How would you describe your general writing process?
Chaotic. I always have multiple projects going on. I follow inspiration. I get lost. I have to trick myself into finishing things. I recently remodeled my office for a week because a chapter was making me nervous. It’s a mess. I should be exiled from writing.
Are there any ways in which it is similar or different when writing fiction vs non-fiction?
With both forms structure is very important, particularly in the way that I approach non-fiction. I write non-fiction as if I am the main character, the protagonist, and the essay usually follows the natural arc of me getting closer to or farther from what I want. I think trope and genre can be as useful in non-fiction as they are in fiction and can expand the possibilities of what I’m creating.
What are some of your favorite elements of writing? What do you consider some of the most frustrating and/or challenging?
I both love and hate revision. I really try to embrace the freedom of being able to write a very imperfect first draft and the process of slowly, painstakingly finding the right piece inside of the imperfection. But I also get really frustrated sometimes in the writing process because there is never a single “right” piece. It’s easy to get lost in the searching, which is why I value having such smart editors.
As a writer, who or what would you say are some of your greatest creative influences and/or sources of inspiration in general?
I am obsessed with Toni Morrison, August Wilson, Colson Whitehead, and Ann Patchett.
Many authors would say one of the most challenging parts of writing a book is finishing one. What strategies would you say helped you accomplish this?
Having a regular practice can be key. As can having deadlines, even if it’s just a friend who you’ve promised to get a draft to. Knowing that someone is waiting, whether that someone is the hopeful version of yourself who made your schedule or an eager reader, can push you over the finish line.
Are there any projects you are working on or thinking about that you are able to discuss?
I’m in the middle of writing another novel, this one for adults.
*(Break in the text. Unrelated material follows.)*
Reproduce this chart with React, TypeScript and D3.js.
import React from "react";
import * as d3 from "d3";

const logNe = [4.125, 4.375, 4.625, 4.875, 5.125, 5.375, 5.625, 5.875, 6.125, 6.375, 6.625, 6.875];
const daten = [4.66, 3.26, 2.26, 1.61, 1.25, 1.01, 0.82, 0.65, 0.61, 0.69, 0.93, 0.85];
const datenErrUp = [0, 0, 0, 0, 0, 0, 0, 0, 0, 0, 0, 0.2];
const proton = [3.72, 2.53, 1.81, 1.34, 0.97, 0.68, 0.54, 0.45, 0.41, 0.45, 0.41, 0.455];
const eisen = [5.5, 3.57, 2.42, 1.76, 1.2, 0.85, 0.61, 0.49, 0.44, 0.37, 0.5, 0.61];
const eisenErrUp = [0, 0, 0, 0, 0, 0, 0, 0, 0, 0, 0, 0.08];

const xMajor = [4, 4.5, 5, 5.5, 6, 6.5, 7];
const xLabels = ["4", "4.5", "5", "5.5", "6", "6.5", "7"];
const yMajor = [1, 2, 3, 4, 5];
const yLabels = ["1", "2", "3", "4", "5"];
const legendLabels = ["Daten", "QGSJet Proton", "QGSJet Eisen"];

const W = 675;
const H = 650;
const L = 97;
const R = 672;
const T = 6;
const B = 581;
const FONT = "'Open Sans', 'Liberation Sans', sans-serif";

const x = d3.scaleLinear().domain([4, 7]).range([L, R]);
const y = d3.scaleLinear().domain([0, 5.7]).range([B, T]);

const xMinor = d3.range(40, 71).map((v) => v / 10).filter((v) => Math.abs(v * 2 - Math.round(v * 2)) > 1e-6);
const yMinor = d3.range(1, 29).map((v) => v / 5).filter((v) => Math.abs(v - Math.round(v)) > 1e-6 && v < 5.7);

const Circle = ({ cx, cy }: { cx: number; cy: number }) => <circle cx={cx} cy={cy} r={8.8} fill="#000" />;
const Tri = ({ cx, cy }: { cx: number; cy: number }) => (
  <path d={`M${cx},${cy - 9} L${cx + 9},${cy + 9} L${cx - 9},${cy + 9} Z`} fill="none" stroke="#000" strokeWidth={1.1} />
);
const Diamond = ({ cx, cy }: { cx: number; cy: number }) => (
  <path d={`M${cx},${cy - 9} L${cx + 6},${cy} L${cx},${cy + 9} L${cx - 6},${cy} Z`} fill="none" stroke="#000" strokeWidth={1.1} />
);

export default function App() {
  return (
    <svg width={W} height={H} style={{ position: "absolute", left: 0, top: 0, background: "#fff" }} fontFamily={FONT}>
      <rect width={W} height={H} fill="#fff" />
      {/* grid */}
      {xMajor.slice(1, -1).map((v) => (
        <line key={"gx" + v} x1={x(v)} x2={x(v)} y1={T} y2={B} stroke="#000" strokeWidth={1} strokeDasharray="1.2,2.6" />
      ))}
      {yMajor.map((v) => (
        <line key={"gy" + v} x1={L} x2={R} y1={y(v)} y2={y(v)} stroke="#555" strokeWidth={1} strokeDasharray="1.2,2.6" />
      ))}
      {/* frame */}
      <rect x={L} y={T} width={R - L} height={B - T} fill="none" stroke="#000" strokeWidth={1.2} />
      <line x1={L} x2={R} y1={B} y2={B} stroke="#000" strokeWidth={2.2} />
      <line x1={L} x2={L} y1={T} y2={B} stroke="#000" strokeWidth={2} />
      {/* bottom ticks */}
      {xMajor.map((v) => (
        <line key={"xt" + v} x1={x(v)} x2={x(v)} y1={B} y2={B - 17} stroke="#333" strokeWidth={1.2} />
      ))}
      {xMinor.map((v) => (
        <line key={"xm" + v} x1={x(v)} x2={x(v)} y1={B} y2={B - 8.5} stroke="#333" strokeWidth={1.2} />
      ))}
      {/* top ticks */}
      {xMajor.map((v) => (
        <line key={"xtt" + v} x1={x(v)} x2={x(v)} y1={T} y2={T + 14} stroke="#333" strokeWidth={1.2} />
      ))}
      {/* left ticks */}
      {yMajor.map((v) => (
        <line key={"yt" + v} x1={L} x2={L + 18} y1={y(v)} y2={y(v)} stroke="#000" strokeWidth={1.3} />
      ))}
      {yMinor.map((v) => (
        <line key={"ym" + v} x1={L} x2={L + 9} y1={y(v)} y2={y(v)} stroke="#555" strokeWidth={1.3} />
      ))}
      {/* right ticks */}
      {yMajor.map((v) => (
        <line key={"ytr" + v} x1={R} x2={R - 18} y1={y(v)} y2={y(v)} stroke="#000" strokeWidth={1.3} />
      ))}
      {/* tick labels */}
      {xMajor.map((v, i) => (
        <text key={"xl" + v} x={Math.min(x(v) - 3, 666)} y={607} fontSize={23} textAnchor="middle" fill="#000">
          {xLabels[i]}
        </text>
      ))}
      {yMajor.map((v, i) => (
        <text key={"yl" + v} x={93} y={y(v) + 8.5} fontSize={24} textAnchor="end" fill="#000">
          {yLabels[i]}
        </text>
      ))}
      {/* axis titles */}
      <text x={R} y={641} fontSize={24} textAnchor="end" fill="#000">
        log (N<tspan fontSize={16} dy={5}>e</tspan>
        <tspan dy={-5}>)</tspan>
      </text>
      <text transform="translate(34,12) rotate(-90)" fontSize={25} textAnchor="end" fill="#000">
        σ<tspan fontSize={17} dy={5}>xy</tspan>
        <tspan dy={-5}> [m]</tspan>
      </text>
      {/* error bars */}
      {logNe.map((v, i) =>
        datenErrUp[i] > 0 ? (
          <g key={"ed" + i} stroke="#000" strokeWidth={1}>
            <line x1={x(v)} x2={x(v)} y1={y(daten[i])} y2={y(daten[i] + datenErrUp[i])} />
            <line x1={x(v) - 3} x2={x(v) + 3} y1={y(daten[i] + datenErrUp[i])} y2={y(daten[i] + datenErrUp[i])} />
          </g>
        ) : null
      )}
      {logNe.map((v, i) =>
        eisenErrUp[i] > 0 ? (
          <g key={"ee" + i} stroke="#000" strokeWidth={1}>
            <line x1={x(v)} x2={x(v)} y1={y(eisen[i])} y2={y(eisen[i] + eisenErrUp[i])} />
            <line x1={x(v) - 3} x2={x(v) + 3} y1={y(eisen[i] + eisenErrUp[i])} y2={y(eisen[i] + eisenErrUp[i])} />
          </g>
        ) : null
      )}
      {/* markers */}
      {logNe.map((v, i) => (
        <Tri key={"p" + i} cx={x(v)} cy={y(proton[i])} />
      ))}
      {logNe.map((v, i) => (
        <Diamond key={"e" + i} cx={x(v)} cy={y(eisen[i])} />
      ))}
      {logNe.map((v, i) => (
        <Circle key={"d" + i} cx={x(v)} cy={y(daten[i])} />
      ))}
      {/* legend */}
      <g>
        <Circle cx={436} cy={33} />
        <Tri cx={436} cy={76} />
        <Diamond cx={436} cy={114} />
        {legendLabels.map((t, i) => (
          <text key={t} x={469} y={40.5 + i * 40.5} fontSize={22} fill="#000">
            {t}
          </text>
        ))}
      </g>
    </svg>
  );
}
It’s a queer love story about second chances and a vacation town trying to reinvent itself.
Finally, what LGBTQ+ books/authors would you recommend to the readers of Geeks OUT?
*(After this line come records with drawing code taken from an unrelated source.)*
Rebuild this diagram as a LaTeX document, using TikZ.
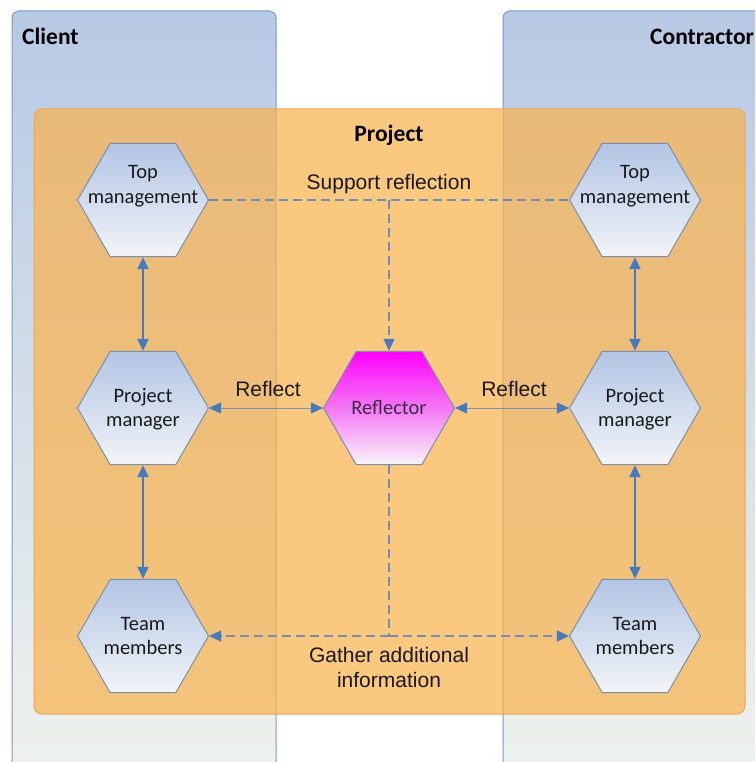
\documentclass[tikz,border=0pt]{standalone}
\usepackage{fontspec}
\setmainfont{Carlito}
\newfontfamily\arialf{Liberation Sans}
\usetikzlibrary{shapes.geometric,arrows.meta}
\definecolor{boxtop}{RGB}{184,201,229}
\definecolor{boxbot}{RGB}{240,243,238}
\definecolor{boxline}{RGB}{122,152,200}
\definecolor{projfill}{RGB}{250,178,75}
\definecolor{projline}{RGB}{236,168,80}
\definecolor{hextop}{RGB}{178,197,228}
\definecolor{hexbot}{RGB}{242,244,247}
\definecolor{hexline}{RGB}{125,142,170}
\definecolor{arrblue}{RGB}{70,122,190}
\definecolor{dashcol}{RGB}{120,140,178}
\definecolor{hlinecol}{RGB}{130,146,175}
\definecolor{txt}{RGB}{25,25,25}
\definecolor{magtop}{RGB}{255,0,255}
\definecolor{magbot}{RGB}{248,244,250}
\definecolor{refltxt}{RGB}{60,40,72}
\begin{document}
\begin{tikzpicture}[x=1pt,y=-1pt,
  hexa/.style={regular polygon, regular polygon sides=6, minimum size=131pt,
    inner sep=0pt, draw=hexline, line width=1pt, top color=hextop, bottom color=hexbot},
  hextext/.style={align=center, inner sep=0pt, text=txt, font=\fontsize{20.5}{24.5}\selectfont},
  lbl/.style={align=center, inner sep=0pt, text=txt, font=\arialf\fontsize{21}{25}\selectfont},
  ttl/.style={inner sep=0pt, text=black, font=\bfseries\fontsize{23.5}{27}\selectfont},
  varrow/.style={draw=arrblue, line width=1.8pt, {Triangle[length=12pt,width=11pt]}-{Triangle[length=12pt,width=11pt]}},
  harrow/.style={draw=hlinecol, line width=1pt, {Triangle[length=12pt,width=11pt,color=arrblue]}-{Triangle[length=12pt,width=11pt,color=arrblue]}},
  dline/.style={draw=dashcol, line width=1.3pt, dash pattern=on 9pt off 5pt}
]
\useasboundingbox (0,0) rectangle (755,762);
\clip (0,0) rectangle (755,762);
\fill[white] (0,0) rectangle (755,762);
% swimlanes
\draw[boxline, line width=1pt, rounded corners=7pt, top color=boxtop, bottom color=boxbot]
  (12,11) rectangle (276,790);
\draw[boxline, line width=1pt, rounded corners=7pt, top color=boxtop, bottom color=boxbot]
  (503,11) rectangle (800,790);
\node[ttl, anchor=base west] (client) at (22,45) {Client};
\node[ttl, anchor=base west] (contr) at (650,45) {Contractor};
% project
\draw[projline, line width=1pt, rounded corners=8pt, fill=projfill, fill opacity=0.7]
  (34,109) rectangle (745,714);
\node[ttl, anchor=base] (proj) at (389,142) {Project};
% hexagons
\node[hexa] (tmL) at (143,200) {};
\node[hexa] (pmL) at (143,408) {};
\node[hexa] (teL) at (143,636) {};
\node[hexa] (tmR) at (635,200) {};
\node[hexa] (pmR) at (635,408) {};
\node[hexa] (teR) at (635,636) {};
\node[hexa, shading=axis, top color=magtop, bottom color=magbot, middle color={rgb,255:red,244;green,120;blue,244}] (refl) at (389,408) {};
\node[hextext] (tmLt) at (143,186) {Top\\management};
\node[hextext] (pmLt) at (143,409) {Project\\manager};
\node[hextext] (teLt) at (143,636) {Team\\members};
\node[hextext] (tmRt) at (635,186) {Top\\management};
\node[hextext] (pmRt) at (635,409) {Project\\manager};
\node[hextext] (teRt) at (635,636) {Team\\members};
\node[hextext, text=refltxt] (reflt) at (389,408) {Reflector};
% solid arrows
\draw[varrow] (tmL.south) -- (pmL.north);
\draw[varrow] (pmL.south) -- (teL.north);
\draw[varrow] (tmR.south) -- (pmR.north);
\draw[varrow] (pmR.south) -- (teR.north);
\draw[harrow] (pmL.east) -- (refl.west);
\draw[harrow] (refl.east) -- (pmR.west);
\node[lbl] (rl) at (268,389) {Reflect};
\node[lbl] (rr) at (514,389) {Reflect};
% dashed
\coordinate (sup) at (refl.north |- tmL.east);
\draw[dline] (tmL.east) -- (tmR.west);
\draw[dline, -{Triangle[length=12pt,width=11pt,color=arrblue]}] (sup) -- (refl.north);
\node[lbl] (supt) at (389,184) {Support reflection};
\coordinate (gat) at (refl.south |- teL.east);
\draw[dline] (refl.south) -- (gat);
\draw[dline, -{Triangle[length=12pt,width=11pt,color=arrblue]}] (gat) -- (teL.east);
\draw[dline, -{Triangle[length=12pt,width=11pt,color=arrblue]}] (gat) -- (teR.west);
\node[lbl] (gatt) at (389,667) {Gather additional\\information};
\end{tikzpicture}
\end{document}
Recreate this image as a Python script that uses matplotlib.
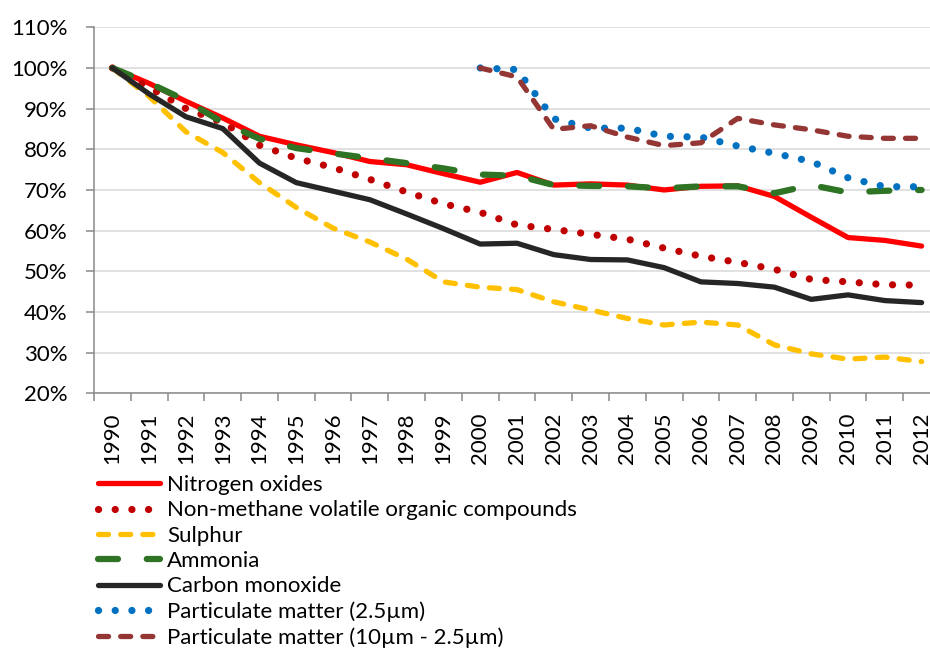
import matplotlib
matplotlib.use("Agg")
import matplotlib.pyplot as plt
import numpy as np

years = [str(y) for y in range(1990, 2013)]

nitrogen_oxides = [100, 96.2, 91.8, 87.7, 83.2, 81.1, 79.2, 77.0, 76.2, 74.0, 71.9, 74.3,
                   71.2, 71.5, 71.2, 70.0, 70.9, 71.0, 68.4, 63.3, 58.3, 57.6, 56.2]
nmvoc = [100, 95.2, 90.0, 86.6, 81.0, 77.8, 75.5, 72.6, 69.5, 66.6, 64.5, 61.4,
         60.3, 59.1, 57.9, 55.7, 53.7, 52.2, 50.5, 48.0, 47.4, 46.7, 46.6]
sulphur = [100, 93.0, 84.3, 79.2, 71.8, 65.7, 60.6, 57.2, 53.0, 47.4, 46.1, 45.5,
           42.5, 40.5, 38.4, 36.8, 37.5, 36.8, 31.9, 29.7, 28.4, 28.9, 27.8]
ammonia = [100, 96.3, 92.0, 86.6, 82.6, 80.3, 79.0, 77.8, 76.6, 75.3, 73.8, 73.5,
           71.2, 71.0, 70.9, 70.4, 70.9, 70.9, 69.2, 71.2, 69.4, 69.8, 70.0]
carbon_monoxide = [100, 93.6, 88.0, 85.1, 76.6, 71.8, 69.7, 67.6, 64.1, 60.5, 56.7, 56.9,
                   54.1, 52.9, 52.8, 50.9, 47.4, 47.0, 46.1, 43.1, 44.2, 42.8, 42.3]
pm25 = [np.nan] * 10 + [100, 99.6, 87.5, 85.2, 85.2, 83.2, 83.0, 80.8, 79.0, 77.0,
                        73.0, 70.8, 70.8]
pm10_25 = [np.nan] * 10 + [100, 97.8, 84.9, 85.8, 83.0, 80.9, 81.6, 87.6, 86.0, 84.8,
                           83.2, 82.7, 82.7]

series_names = ["Nitrogen oxides", "Non-methane volatile organic compounds", "Sulphur",
                "Ammonia", "Carbon monoxide", "Particulate matter (2.5\u00b5m)",
                "Particulate matter (10\u00b5m - 2.5\u00b5m)"]

plt.rcParams['font.family'] = ['Lato', 'DejaVu Sans']

fig = plt.figure(figsize=(9.3, 6.51), dpi=100)
ax = fig.add_axes([94 / 930, 1 - 393.3 / 651, 846 / 930, (393.3 - 27.3) / 651])

x = np.arange(len(years))

styles = [
    dict(color="#FF0000", lw=3.8, ls="-", solid_capstyle="round"),
    dict(color="#C00000", lw=5.2, ls=(0, (0.01, 2.3)), dash_capstyle="round"),
    dict(color="#FFC000", lw=3.8, ls=(0, (1.9, 2.3)), dash_capstyle="round"),
    dict(color="#2E7424", lw=4.5, ls=(0, (3.2, 4.6)), dash_capstyle="round"),
    dict(color="#262626", lw=3.8, ls="-", solid_capstyle="round"),
    dict(color="#0070C0", lw=5.2, ls=(0, (0.01, 2.3)), dash_capstyle="round"),
    dict(color="#943634", lw=3.8, ls=(0, (1.9, 2.3)), dash_capstyle="round"),
]
data = [nitrogen_oxides, nmvoc, sulphur, ammonia, carbon_monoxide, pm25, pm10_25]

for name, vals, st in zip(series_names, data, styles):
    ax.plot(x, vals, label=name, **st)

ax.set_xlim(-0.5, len(years) - 0.5)
ax.set_ylim(20, 110)
ax.set_yticks(np.arange(20, 111, 10))
ax.set_yticklabels([f"{v}%" for v in range(20, 111, 10)])
ax.set_xticks(x)
ax.set_xticklabels(years, rotation=90)
ax.set_xticks(np.arange(-0.5, len(years), 1), minor=True)

ax.tick_params(axis="x", which="major", length=0, pad=13.5, labelsize=16)
ax.tick_params(axis="x", which="minor", length=5.8, width=1.1, color="#898989", direction="out")
ax.tick_params(axis="y", length=5.8, width=1.1, color="#898989", pad=13, labelsize=16)

ax.grid(axis="y", color="#D9D9D9", lw=1.1)
ax.set_axisbelow(True)
for s in ["top", "right"]:
    ax.spines[s].set_visible(False)
for s in ["left", "bottom"]:
    ax.spines[s].set_color("#898989")
    ax.spines[s].set_linewidth(1.1)

leg = fig.legend(loc="upper left", bbox_to_anchor=(98 / 930, 1 - 475 / 651),
                 frameon=False, fontsize=16, handlelength=2.8, handletextpad=0.3,
                 labelspacing=0.24, borderpad=0, borderaxespad=0)

fig.savefig("out.png", dpi=100)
Philip Ellis’s Love and Other Scams is such a delight and I can’t wait for his next book, We Could Be Heroes. Everyone should read Audre Lorde, particularly Sister Outsider, and Alexander Chee, particularly How to Write an Autobiographical Essay. Meccah Jamilah Sullivan’s Big Girl is phenomenal. I cannot stop screaming about how great Idlewild by James Frankie Thomas is. Holy cow! What a masterpiece!